The period for a new election of a citizen to administer the executive government of the United States being not far distant, and the time actually arrived when your thoughts must be employed in designating the person who is to be clothed with that important trust

=== The Constitution ===

A Public Trust is the term used when referring to elected officials in the United States Constitution, to differentiate them from civil officers. For example, the No Religious Test clause of Article VI includes both civil officers (commissioned either by the President
 or the Constitution) and elected officials directly:
...but no religious test shall ever be required as a qualification to any office or public trust under the United States.

Founding Father Thomas Jefferson is popularly cited for his statement in a letter to Baron von Humboldt:

When a man assumes a public trust, he should consider himself as public property.

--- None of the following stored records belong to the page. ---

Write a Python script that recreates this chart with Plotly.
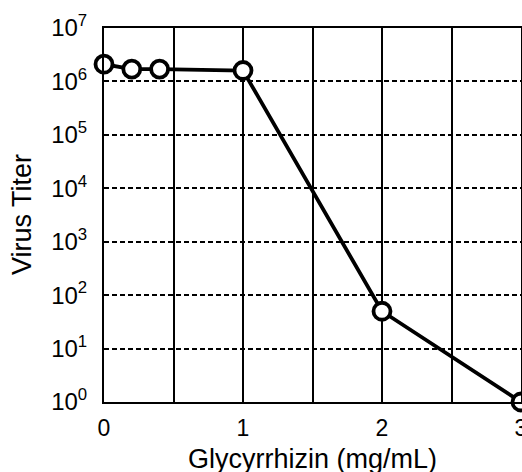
import plotly.graph_objects as go

concentration = [0, 0.2, 0.4, 1, 2, 3]
virus_titer = [2.1e6, 1.7e6, 1.7e6, 1.6e6, 50, 1]

x_tick_vals = [0, 0.5, 1, 1.5, 2, 2.5, 3]
x_tick_text = ["0", "", "1", "", "2", "", "3"]
y_tick_vals = [1, 10, 100, 1e3, 1e4, 1e5, 1e6, 1e7]
y_tick_text = ["10<sup>%d</sup>" % i for i in range(8)]

FONT = "Liberation Sans, Arial, Helvetica, sans-serif"

fig = go.Figure()
fig.add_trace(go.Scatter(
    x=concentration, y=virus_titer, mode="lines+markers",
    line=dict(color="black", width=3.8),
    marker=dict(size=17, color="white", line=dict(color="black", width=3.8)),
    cliponaxis=False, showlegend=False,
))

fig.update_layout(
    width=522, height=472,
    margin=dict(l=104, r=1, t=28, b=70),
    plot_bgcolor="white", paper_bgcolor="white",
    font=dict(family=FONT, size=24, color="black"),
    xaxis=dict(
        range=[0, 3], tickvals=x_tick_vals, ticktext=x_tick_text,
        showgrid=True, gridcolor="black", gridwidth=1.5,
        showline=True, linecolor="black", linewidth=2, mirror=True,
        ticks="", zeroline=False, tickfont=dict(size=23),
        ticklabelstandoff=4, ticklabeloverflow="allow", automargin=False,
    ),
    yaxis=dict(
        type="log", range=[0, 7], tickvals=y_tick_vals, ticktext=y_tick_text,
        showgrid=True, gridcolor="black", gridwidth=1.5, griddash="5px,3px",
        showline=True, linecolor="black", linewidth=2, mirror=True,
        ticks="", zeroline=False, tickfont=dict(size=24),
        ticklabelstandoff=10, automargin=False,
    ),
    annotations=[
        dict(text="Glycyrrhizin (mg/mL)", xref="paper", yref="paper",
             x=0.5, y=-(459 - 402) / 374, xanchor="center", yanchor="middle",
             showarrow=False, font=dict(size=27)),
        dict(text="Virus Titer", xref="paper", yref="paper",
             x=-(104 - 22) / 417, y=(402 - 215) / 374, xanchor="center", yanchor="middle",
             textangle=-90, showarrow=False, font=dict(size=27)),
    ],
)

fig.write_html("out.html", config={"displayModeBar": False},
               post_script="document.body.style.margin='0';document.body.style.overflow='hidden';")
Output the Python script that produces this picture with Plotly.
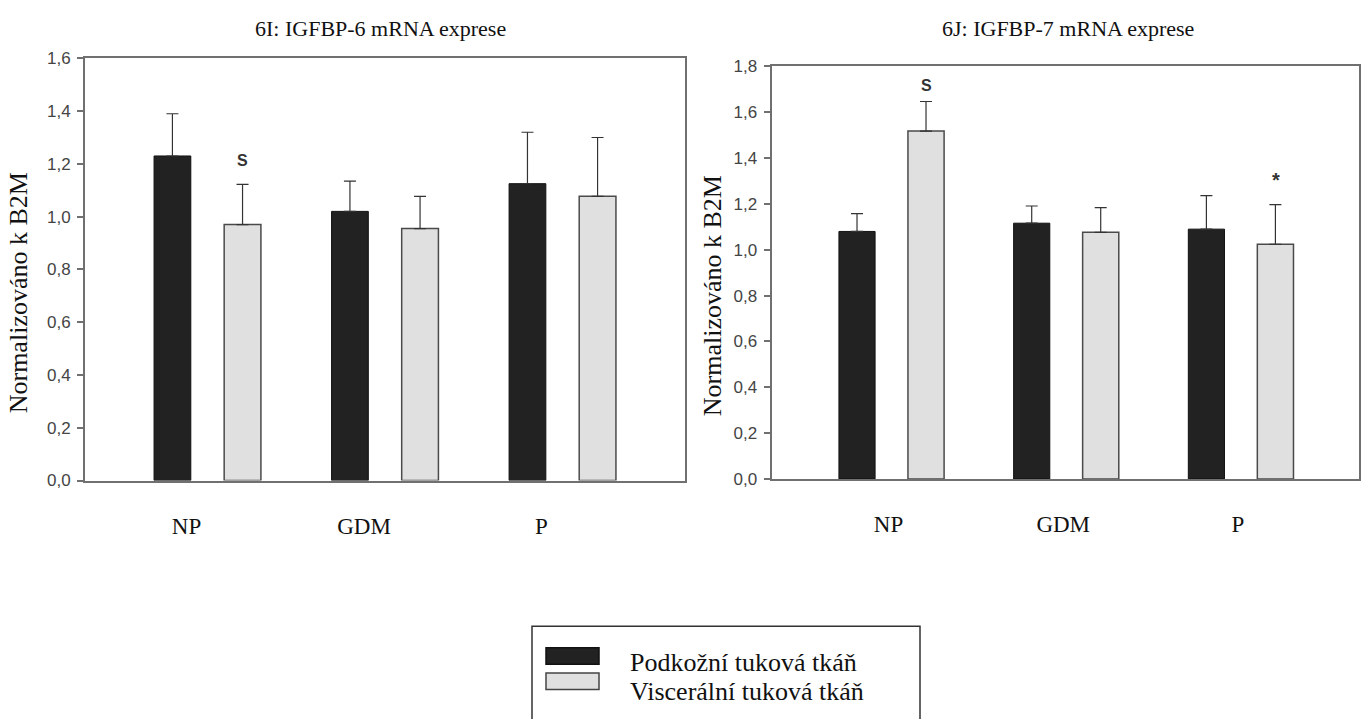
import plotly.graph_objects as go

# ---------------- data ----------------
categories = ["NP", "GDM", "P"]

igfbp6_podkozni = [1.23, 1.02, 1.125]
igfbp6_podkozni_err = [0.16, 0.115, 0.195]
igfbp6_visceralni = [0.97, 0.955, 1.077]
igfbp6_visceralni_err = [0.152, 0.122, 0.223]

igfbp7_podkozni = [1.08, 1.116, 1.09]
igfbp7_podkozni_err = [0.078, 0.075, 0.146]
igfbp7_visceralni = [1.518, 1.076, 1.024]
igfbp7_visceralni_err = [0.129, 0.108, 0.173]

series_names = ["Podkožní tuková tkáň", "Viscerální tuková tkáň"]
titles = ["6I: IGFBP-6 mRNA exprese", "6J: IGFBP-7 mRNA exprese"]
y_title = "Normalizováno k B2M"

# significance marks: (subplot, text, category, y value)
sig_marks = [(1, "S", "NP", 1.214), (2, "S", "NP", 1.715), (2, "*", "P", 1.304)]

# ---------------- style ----------------
W, H = 1368, 719
DARK = "#222222"
LIGHT = "#e0e0e0"
SERIF = "Liberation Serif, Times New Roman, serif"
SANS = "Liberation Sans, Arial, sans-serif"
AX = "#707070"


def px_x(p):
    return p / W


def px_y(p):
    return 1 - p / H


fig = go.Figure()


def add_pair(xa, ya, pod, pod_err, vis, vis_err):
    fig.add_trace(go.Bar(
        x=categories, y=pod, name=series_names[0], xaxis=xa, yaxis=ya,
        marker=dict(color=DARK, line=dict(color="#111111", width=1)),
        error_y=dict(type="data", symmetric=False, array=pod_err,
                     arrayminus=[0] * len(pod), color="#333333",
                     thickness=1.2, width=6),
        showlegend=False,
    ))
    fig.add_trace(go.Bar(
        x=categories, y=vis, name=series_names[1], xaxis=xa, yaxis=ya,
        marker=dict(color=LIGHT, line=dict(color="#4a4a4a", width=1.5)),
        error_y=dict(type="data", symmetric=False, array=vis_err,
                     arrayminus=[0] * len(vis), color="#333333",
                     thickness=1.2, width=6),
        showlegend=False,
    ))


add_pair("x", "y", igfbp6_podkozni, igfbp6_podkozni_err,
         igfbp6_visceralni, igfbp6_visceralni_err)
add_pair("x2", "y2", igfbp7_podkozni, igfbp7_podkozni_err,
         igfbp7_visceralni, igfbp7_visceralni_err)

xaxis_common = dict(
    type="category", showline=True, linecolor=AX, linewidth=1.8, mirror=True,
    ticks="", showgrid=False, zeroline=False,
    tickfont=dict(family=SERIF, size=23, color="#111111"),
    ticklabelstandoff=24,
)
yaxis_common = dict(
    showline=True, linecolor=AX, linewidth=1.8, mirror=True,
    ticks="outside", ticklen=6, tickcolor=AX, tickwidth=1.5,
    showgrid=False, zeroline=False, tickformat=".1f",
    tickfont=dict(family=SANS, size=17, color="#444444"),
    ticklabelstandoff=3,
)

fig.update_layout(
    width=W, height=H,
    margin=dict(l=0, r=0, t=0, b=0),
    paper_bgcolor="white", plot_bgcolor="white",
    barmode="group", bargap=0.21, bargroupgap=0.476,
    separators=", ",
    xaxis=dict(domain=[px_x(85), px_x(685)], range=[-0.69, 2.69],
               anchor="y", ticklabelshift=-21, **xaxis_common),
    yaxis=dict(domain=[px_y(484.3), px_y(50.7)], range=[0, 1.6], dtick=0.2,
               anchor="x", **yaxis_common),
    xaxis2=dict(domain=[px_x(771.5), px_x(1359)], range=[-0.687, 2.676],
                anchor="y2", ticklabelshift=-3, **xaxis_common),
    yaxis2=dict(domain=[px_y(482.7), px_y(59)], range=[0, 1.8], dtick=0.2,
                anchor="x2", **yaxis_common),
    showlegend=False,
)

annotations = []
# chart titles
for tx, cx in zip(titles, [380, 1068]):
    annotations.append(dict(
        text=tx, x=px_x(cx), y=px_y(20), xref="paper", yref="paper",
        xanchor="center", yanchor="middle", showarrow=False,
        font=dict(family=SERIF, size=22, color="#111111")))
# y axis titles
for cx, cy in [(18, 292), (712, 295)]:
    annotations.append(dict(
        text=y_title, x=px_x(cx), y=px_y(cy), xref="paper", yref="paper",
        xanchor="center", yanchor="middle", showarrow=False, textangle=-90,
        font=dict(family=SERIF, size=26, color="#111111")))
# significance marks
for sp, txt, cat, yv in sig_marks:
    suffix = "" if sp == 1 else str(sp)
    annotations.append(dict(
        text="<b>%s</b>" % txt, x=cat, y=yv, xref="x" + suffix, yref="y" + suffix,
        xshift=35, showarrow=False, xanchor="center", yanchor="middle",
        font=dict(family=SANS, size=16 if txt == "S" else 20, color="#333333")))
# manual legend text
for name, cy in zip(series_names, [671.5, 701.5]):
    annotations.append(dict(
        text=name, x=px_x(628), y=px_y(cy), xref="paper", yref="paper",
        xanchor="left", yanchor="middle", showarrow=False,
        font=dict(family=SERIF, size=26, color="#111111")))
fig.update_layout(annotations=annotations)

# legend frame and swatches
shapes = [
    dict(type="rect", xref="paper", yref="paper",
         x0=px_x(532), x1=px_x(920), y0=px_y(760), y1=px_y(634),
         line=dict(color="#333333", width=1.5), fillcolor="rgba(0,0,0,0)"),
    dict(type="rect", xref="paper", yref="paper",
         x0=px_x(546), x1=px_x(599), y0=px_y(673), y1=px_y(656),
         line=dict(color="#111111", width=1.5), fillcolor=DARK),
    dict(type="rect", xref="paper", yref="paper",
         x0=px_x(546), x1=px_x(599), y0=px_y(699), y1=px_y(682),
         line=dict(color="#444444", width=1.5), fillcolor=LIGHT),
]
fig.update_layout(shapes=shapes)

fig.write_html("out.html")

Public trust is different from an office of trust, which is an officer. The descriptive term public is referring to public ownership of the trust.

In 1892 the United States Supreme Court found in Illinois Central Railroad Co. v. Illinois that states have public ownership of all submerged land in navigable waters, determining that states manage these lands in trust for the citizens and that no state legislature can abdicate its authority as the trustee of these resources. This added natural resources to the concept of public trust. Certain cultural resources were later also added as a public trust.

==Use in the Philippines==

In the Philippines, "betrayal of public trust" is one of the impeachable offenses. In Francisco, Jr. vs. Nagmamalasakit na mga Manananggol ng mga Manggagawang Pilipino, Inc., the Supreme Court of the Philippines ruled that the definition of "betrayal of public trust" is "a non-justiciable political question which is beyond the scope of its judicial power" under the Constitution. It did not prescribe which branch of government has the power to define it, but implies that Congress, which handles impeachment cases, has the power to do so.